── DATA ──

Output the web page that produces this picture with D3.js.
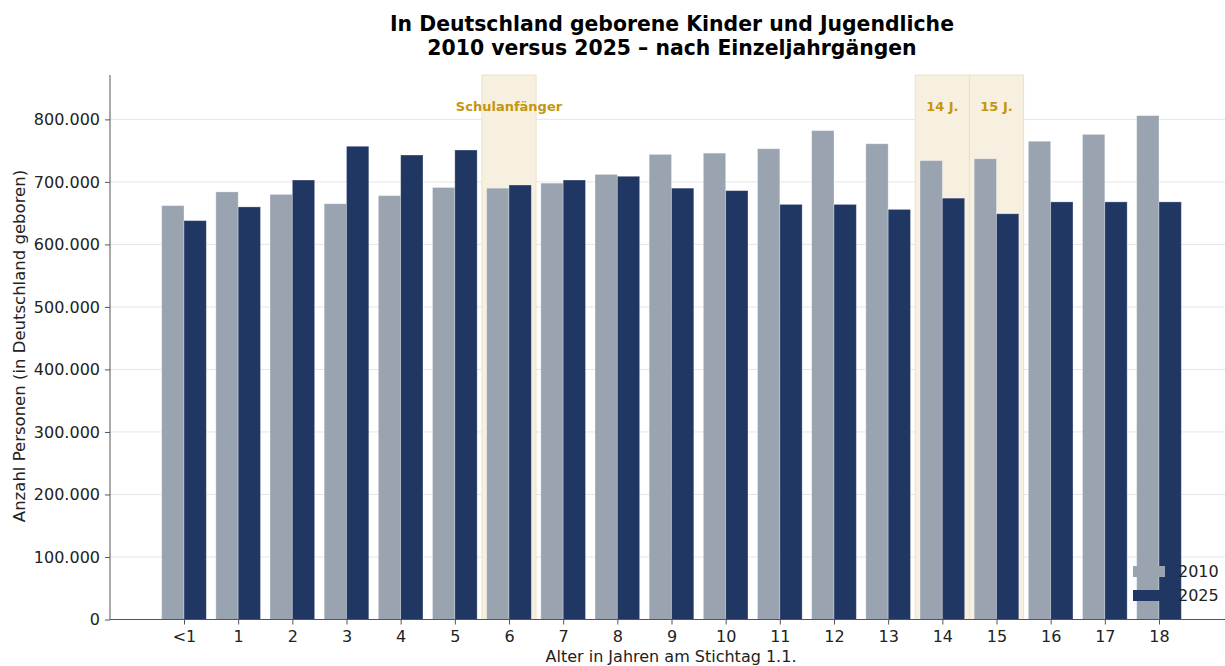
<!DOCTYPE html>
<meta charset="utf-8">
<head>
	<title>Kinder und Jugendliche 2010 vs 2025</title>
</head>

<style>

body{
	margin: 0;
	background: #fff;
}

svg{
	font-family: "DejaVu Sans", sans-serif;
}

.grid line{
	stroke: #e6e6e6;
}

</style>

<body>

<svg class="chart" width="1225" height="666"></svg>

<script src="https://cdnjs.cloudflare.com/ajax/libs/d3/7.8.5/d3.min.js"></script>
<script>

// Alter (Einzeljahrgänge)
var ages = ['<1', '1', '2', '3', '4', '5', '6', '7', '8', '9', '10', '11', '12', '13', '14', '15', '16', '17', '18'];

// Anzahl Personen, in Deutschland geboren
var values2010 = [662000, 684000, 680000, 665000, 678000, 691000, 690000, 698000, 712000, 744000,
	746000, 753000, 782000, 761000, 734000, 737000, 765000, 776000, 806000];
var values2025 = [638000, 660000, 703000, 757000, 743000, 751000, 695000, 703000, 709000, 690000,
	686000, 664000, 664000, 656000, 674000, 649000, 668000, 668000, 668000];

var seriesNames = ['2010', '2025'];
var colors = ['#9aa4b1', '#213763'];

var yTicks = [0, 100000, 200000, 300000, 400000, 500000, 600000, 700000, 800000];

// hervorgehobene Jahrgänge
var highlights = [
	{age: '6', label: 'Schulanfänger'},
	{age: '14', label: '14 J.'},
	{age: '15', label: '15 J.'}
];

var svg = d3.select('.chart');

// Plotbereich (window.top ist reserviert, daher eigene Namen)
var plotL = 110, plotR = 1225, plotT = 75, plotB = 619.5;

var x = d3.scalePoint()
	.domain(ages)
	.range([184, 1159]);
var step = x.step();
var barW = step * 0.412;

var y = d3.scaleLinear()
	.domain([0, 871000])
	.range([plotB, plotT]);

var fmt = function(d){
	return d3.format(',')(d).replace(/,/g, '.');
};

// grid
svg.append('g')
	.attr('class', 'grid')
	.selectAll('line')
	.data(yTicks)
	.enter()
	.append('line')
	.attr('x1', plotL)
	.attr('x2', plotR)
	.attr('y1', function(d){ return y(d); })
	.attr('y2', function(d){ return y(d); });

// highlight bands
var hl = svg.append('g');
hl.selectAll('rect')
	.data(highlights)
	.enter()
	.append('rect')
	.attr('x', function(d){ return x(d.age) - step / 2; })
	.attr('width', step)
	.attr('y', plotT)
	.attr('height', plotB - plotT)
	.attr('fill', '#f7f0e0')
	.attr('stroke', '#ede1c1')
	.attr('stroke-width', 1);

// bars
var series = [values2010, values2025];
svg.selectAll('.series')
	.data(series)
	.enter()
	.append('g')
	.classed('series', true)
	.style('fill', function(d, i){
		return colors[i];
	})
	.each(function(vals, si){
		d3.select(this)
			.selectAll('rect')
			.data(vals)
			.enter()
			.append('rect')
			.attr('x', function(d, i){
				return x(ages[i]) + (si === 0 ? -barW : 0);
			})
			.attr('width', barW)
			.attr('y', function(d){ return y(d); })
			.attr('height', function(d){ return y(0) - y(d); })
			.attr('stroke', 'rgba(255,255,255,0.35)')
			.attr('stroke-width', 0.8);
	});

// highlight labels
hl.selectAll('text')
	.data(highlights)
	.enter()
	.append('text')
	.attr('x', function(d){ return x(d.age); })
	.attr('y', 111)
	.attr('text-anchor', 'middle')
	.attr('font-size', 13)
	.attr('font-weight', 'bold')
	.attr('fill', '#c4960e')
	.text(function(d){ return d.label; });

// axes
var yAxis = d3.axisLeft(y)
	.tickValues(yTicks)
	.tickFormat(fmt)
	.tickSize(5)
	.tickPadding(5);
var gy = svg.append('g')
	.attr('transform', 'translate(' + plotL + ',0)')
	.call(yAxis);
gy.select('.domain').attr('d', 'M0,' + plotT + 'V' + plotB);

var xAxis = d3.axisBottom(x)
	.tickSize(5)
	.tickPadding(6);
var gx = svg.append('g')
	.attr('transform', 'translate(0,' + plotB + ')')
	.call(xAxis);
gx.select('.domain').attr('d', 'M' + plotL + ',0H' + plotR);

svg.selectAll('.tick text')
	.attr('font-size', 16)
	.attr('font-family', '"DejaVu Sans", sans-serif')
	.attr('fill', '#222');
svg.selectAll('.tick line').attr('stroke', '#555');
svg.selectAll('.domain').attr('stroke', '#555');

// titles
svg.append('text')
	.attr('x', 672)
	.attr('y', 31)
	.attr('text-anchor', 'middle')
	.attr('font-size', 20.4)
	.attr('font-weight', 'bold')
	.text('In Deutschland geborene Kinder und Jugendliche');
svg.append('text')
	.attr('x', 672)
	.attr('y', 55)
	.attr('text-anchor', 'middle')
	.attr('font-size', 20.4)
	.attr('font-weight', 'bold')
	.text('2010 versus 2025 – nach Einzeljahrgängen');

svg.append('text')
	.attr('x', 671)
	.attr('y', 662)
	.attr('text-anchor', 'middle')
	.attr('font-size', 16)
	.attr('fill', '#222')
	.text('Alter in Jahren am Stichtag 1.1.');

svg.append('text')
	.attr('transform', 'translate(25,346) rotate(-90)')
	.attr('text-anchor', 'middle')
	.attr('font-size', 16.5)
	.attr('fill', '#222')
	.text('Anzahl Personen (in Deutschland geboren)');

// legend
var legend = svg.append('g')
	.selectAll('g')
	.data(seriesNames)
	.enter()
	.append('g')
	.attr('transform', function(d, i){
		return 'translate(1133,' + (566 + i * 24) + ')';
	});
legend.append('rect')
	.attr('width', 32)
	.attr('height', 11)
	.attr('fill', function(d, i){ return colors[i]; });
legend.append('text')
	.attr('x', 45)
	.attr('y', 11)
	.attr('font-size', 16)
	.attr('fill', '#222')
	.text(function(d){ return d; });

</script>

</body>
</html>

───

Write out the whole listing exactly, and drop the pictures.

SOLUTION:
Output the web page that produces this picture with D3.js.
<!DOCTYPE html>
<meta charset="utf-8">
<head>
	<title>Kinder und Jugendliche 2010 vs 2025</title>
</head>

<style>

body{
	margin: 0;
	background: #fff;
}

svg{
	font-family: "DejaVu Sans", sans-serif;
}

.grid line{
	stroke: #e6e6e6;
}

</style>

<body>

<svg class="chart" width="1225" height="666"></svg>

<script src="https://cdnjs.cloudflare.com/ajax/libs/d3/7.8.5/d3.min.js"></script>
<script>

// Alter (Einzeljahrgänge)
var ages = ['<1', '1', '2', '3', '4', '5', '6', '7', '8', '9', '10', '11', '12', '13', '14', '15', '16', '17', '18'];

// Anzahl Personen, in Deutschland geboren
var values2010 = [662000, 684000, 680000, 665000, 678000, 691000, 690000, 698000, 712000, 744000,
	746000, 753000, 782000, 761000, 734000, 737000, 765000, 776000, 806000];
var values2025 = [638000, 660000, 703000, 757000, 743000, 751000, 695000, 703000, 709000, 690000,
	686000, 664000, 664000, 656000, 674000, 649000, 668000, 668000, 668000];

var seriesNames = ['2010', '2025'];
var colors = ['#9aa4b1', '#213763'];

var yTicks = [0, 100000, 200000, 300000, 400000, 500000, 600000, 700000, 800000];

// hervorgehobene Jahrgänge
var highlights = [
	{age: '6', label: 'Schulanfänger'},
	{age: '14', label: '14 J.'},
	{age: '15', label: '15 J.'}
];

var svg = d3.select('.chart');

// Plotbereich (window.top ist reserviert, daher eigene Namen)
var plotL = 110, plotR = 1225, plotT = 75, plotB = 619.5;

var x = d3.scalePoint()
	.domain(ages)
	.range([184, 1159]);
var step = x.step();
var barW = step * 0.412;

var y = d3.scaleLinear()
	.domain([0, 871000])
	.range([plotB, plotT]);

var fmt = function(d){
	return d3.format(',')(d).replace(/,/g, '.');
};

// grid
svg.append('g')
	.attr('class', 'grid')
	.selectAll('line')
	.data(yTicks)
	.enter()
	.append('line')
	.attr('x1', plotL)
	.attr('x2', plotR)
	.attr('y1', function(d){ return y(d); })
	.attr('y2', function(d){ return y(d); });

// highlight bands
var hl = svg.append('g');
hl.selectAll('rect')
	.data(highlights)
	.enter()
	.append('rect')
	.attr('x', function(d){ return x(d.age) - step / 2; })
	.attr('width', step)
	.attr('y', plotT)
	.attr('height', plotB - plotT)
	.attr('fill', '#f7f0e0')
	.attr('stroke', '#ede1c1')
	.attr('stroke-width', 1);

// bars
var series = [values2010, values2025];
svg.selectAll('.series')
	.data(series)
	.enter()
	.append('g')
	.classed('series', true)
	.style('fill', function(d, i){
		return colors[i];
	})
	.each(function(vals, si){
		d3.select(this)
			.selectAll('rect')
			.data(vals)
			.enter()
			.append('rect')
			.attr('x', function(d, i){
				return x(ages[i]) + (si === 0 ? -barW : 0);
			})
			.attr('width', barW)
			.attr('y', function(d){ return y(d); })
			.attr('height', function(d){ return y(0) - y(d); })
			.attr('stroke', 'rgba(255,255,255,0.35)')
			.attr('stroke-width', 0.8);
	});

// highlight labels
hl.selectAll('text')
	.data(highlights)
	.enter()
	.append('text')
	.attr('x', function(d){ return x(d.age); })
	.attr('y', 111)
	.attr('text-anchor', 'middle')
	.attr('font-size', 13)
	.attr('font-weight', 'bold')
	.attr('fill', '#c4960e')
	.text(function(d){ return d.label; });

// axes
var yAxis = d3.axisLeft(y)
	.tickValues(yTicks)
	.tickFormat(fmt)
	.tickSize(5)
	.tickPadding(5);
var gy = svg.append('g')
	.attr('transform', 'translate(' + plotL + ',0)')
	.call(yAxis);
gy.select('.domain').attr('d', 'M0,' + plotT + 'V' + plotB);

var xAxis = d3.axisBottom(x)
	.tickSize(5)
	.tickPadding(6);
var gx = svg.append('g')
	.attr('transform', 'translate(0,' + plotB + ')')
	.call(xAxis);
gx.select('.domain').attr('d', 'M' + plotL + ',0H' + plotR);

svg.selectAll('.tick text')
	.attr('font-size', 16)
	.attr('font-family', '"DejaVu Sans", sans-serif')
	.attr('fill', '#222');
svg.selectAll('.tick line').attr('stroke', '#555');
svg.selectAll('.domain').attr('stroke', '#555');

// titles
svg.append('text')
	.attr('x', 672)
	.attr('y', 31)
	.attr('text-anchor', 'middle')
	.attr('font-size', 20.4)
	.attr('font-weight', 'bold')
	.text('In Deutschland geborene Kinder und Jugendliche');
svg.append('text')
	.attr('x', 672)
	.attr('y', 55)
	.attr('text-anchor', 'middle')
	.attr('font-size', 20.4)
	.attr('font-weight', 'bold')
	.text('2010 versus 2025 – nach Einzeljahrgängen');

svg.append('text')
	.attr('x', 671)
	.attr('y', 662)
	.attr('text-anchor', 'middle')
	.attr('font-size', 16)
	.attr('fill', '#222')
	.text('Alter in Jahren am Stichtag 1.1.');

svg.append('text')
	.attr('transform', 'translate(25,346) rotate(-90)')
	.attr('text-anchor', 'middle')
	.attr('font-size', 16.5)
	.attr('fill', '#222')
	.text('Anzahl Personen (in Deutschland geboren)');

// legend
var legend = svg.append('g')
	.selectAll('g')
	.data(seriesNames)
	.enter()
	.append('g')
	.attr('transform', function(d, i){
		return 'translate(1133,' + (566 + i * 24) + ')';
	});
legend.append('rect')
	.attr('width', 32)
	.attr('height', 11)
	.attr('fill', function(d, i){ return colors[i]; });
legend.append('text')
	.attr('x', 45)
	.attr('y', 11)
	.attr('font-size', 16)
	.attr('fill', '#222')
	.text(function(d){ return d; });

</script>

</body>
</html>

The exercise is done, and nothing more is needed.